§ **What you are asked to do**:
Omit all pictures, then retype the data exactly as given.

§ **Information supplied**:

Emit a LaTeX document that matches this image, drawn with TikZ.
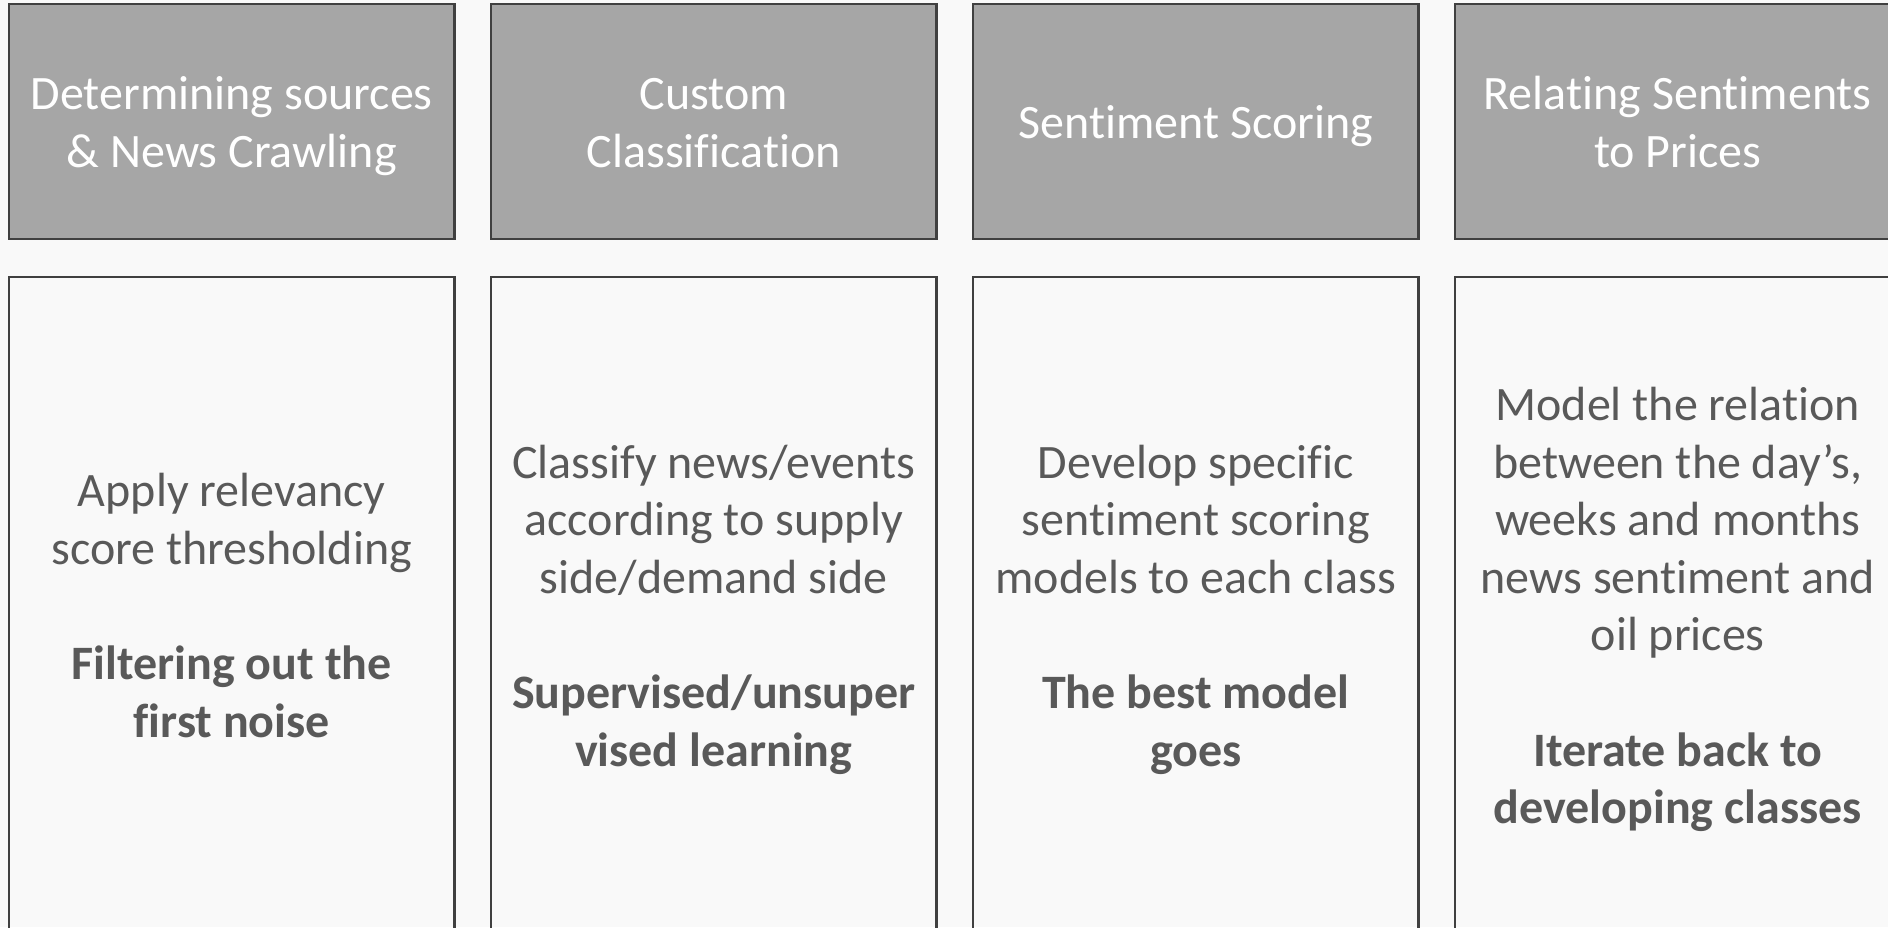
\documentclass[tikz,border=0pt]{standalone}
\usepackage{fontspec}
\setmainfont[Ligatures=NoCommon]{Carlito}
\usetikzlibrary{positioning}
\definecolor{pagebg}{HTML}{F9F9F9}
\definecolor{headfill}{HTML}{A6A6A6}
\definecolor{boxline}{HTML}{404040}
\definecolor{bodytext}{HTML}{595959}
\tikzset{%
	stage/.style  = {draw=boxline, line width=1.25pt, rectangle, outer sep=0pt, minimum width=222.75pt, minimum height=117.5pt, fill=headfill, text=white, align=center, text depth=0pt, font=\fontsize{24}{28.8}\selectfont},
	detail/.style = {draw=boxline, line width=1.25pt, rectangle, outer sep=0pt, minimum width=222.75pt, minimum height=328pt, text=bodytext, align=center, text depth=0pt, font=\fontsize{24}{28.8}\selectfont},
}

\begin{document}
\begin{tikzpicture}[x=0.5pt,y=-0.5pt]
	\fill[pagebg] (0,0) rectangle (1888,927);
	\useasboundingbox (0,0) rectangle (1888,927);
	\clip (0,0) rectangle (1888,927);
	
	% header row
	\node[stage, text height=45.8pt] (crawl) at (231.75,121.5) {Determining sources\\ \& News Crawling};
	\node[stage, text height=45.8pt, right=18.25pt of crawl] (classify) {Custom\\ Classification};
	\node[stage, text height=17pt, right=18.25pt of classify] (score) {Sentiment Scoring};
	\node[stage, text height=45.8pt, right=18.25pt of score] (relate) {Relating Sentiments\\ to Prices};
	
	% detail row
	\node[detail, text height=132.2pt, below=19pt of crawl] (crawlbody) {Apply relevancy\\ score thresholding\\[28.8pt] \textbf{Filtering out the}\\ \textbf{first noise}};
	\node[detail, text height=161pt, below=19pt of classify] (classifybody) {Classify news/events\\ according to supply\\ side/demand side\\[28.8pt] \textbf{Supervised/unsuper}\\ \textbf{vised learning}};
	\node[detail, text height=161pt, below=19pt of score] (scorebody) {Develop specific\\ sentiment scoring\\ models to each class\\[28.8pt] \textbf{The best model}\\ \textbf{goes}};
	\node[detail, text height=218.6pt, below=19pt of relate] (relatebody) {Model the relation\\ between the day’s,\\ weeks and months\\ news sentiment and\\ oil prices\\[28.8pt] \textbf{Iterate back to}\\ \textbf{developing classes}};
\end{tikzpicture}
\end{document}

§ **Response**:
Emit a LaTeX document that matches this image, drawn with TikZ.
\documentclass[tikz,border=0pt]{standalone}
\usepackage{fontspec}
\setmainfont[Ligatures=NoCommon]{Carlito}
\usetikzlibrary{positioning}
\definecolor{pagebg}{HTML}{F9F9F9}
\definecolor{headfill}{HTML}{A6A6A6}
\definecolor{boxline}{HTML}{404040}
\definecolor{bodytext}{HTML}{595959}
\tikzset{%
	stage/.style  = {draw=boxline, line width=1.25pt, rectangle, outer sep=0pt, minimum width=222.75pt, minimum height=117.5pt, fill=headfill, text=white, align=center, text depth=0pt, font=\fontsize{24}{28.8}\selectfont},
	detail/.style = {draw=boxline, line width=1.25pt, rectangle, outer sep=0pt, minimum width=222.75pt, minimum height=328pt, text=bodytext, align=center, text depth=0pt, font=\fontsize{24}{28.8}\selectfont},
}

\begin{document}
\begin{tikzpicture}[x=0.5pt,y=-0.5pt]
	\fill[pagebg] (0,0) rectangle (1888,927);
	\useasboundingbox (0,0) rectangle (1888,927);
	\clip (0,0) rectangle (1888,927);
	
	% header row
	\node[stage, text height=45.8pt] (crawl) at (231.75,121.5) {Determining sources\\ \& News Crawling};
	\node[stage, text height=45.8pt, right=18.25pt of crawl] (classify) {Custom\\ Classification};
	\node[stage, text height=17pt, right=18.25pt of classify] (score) {Sentiment Scoring};
	\node[stage, text height=45.8pt, right=18.25pt of score] (relate) {Relating Sentiments\\ to Prices};
	
	% detail row
	\node[detail, text height=132.2pt, below=19pt of crawl] (crawlbody) {Apply relevancy\\ score thresholding\\[28.8pt] \textbf{Filtering out the}\\ \textbf{first noise}};
	\node[detail, text height=161pt, below=19pt of classify] (classifybody) {Classify news/events\\ according to supply\\ side/demand side\\[28.8pt] \textbf{Supervised/unsuper}\\ \textbf{vised learning}};
	\node[detail, text height=161pt, below=19pt of score] (scorebody) {Develop specific\\ sentiment scoring\\ models to each class\\[28.8pt] \textbf{The best model}\\ \textbf{goes}};
	\node[detail, text height=218.6pt, below=19pt of relate] (relatebody) {Model the relation\\ between the day’s,\\ weeks and months\\ news sentiment and\\ oil prices\\[28.8pt] \textbf{Iterate back to}\\ \textbf{developing classes}};
\end{tikzpicture}
\end{document}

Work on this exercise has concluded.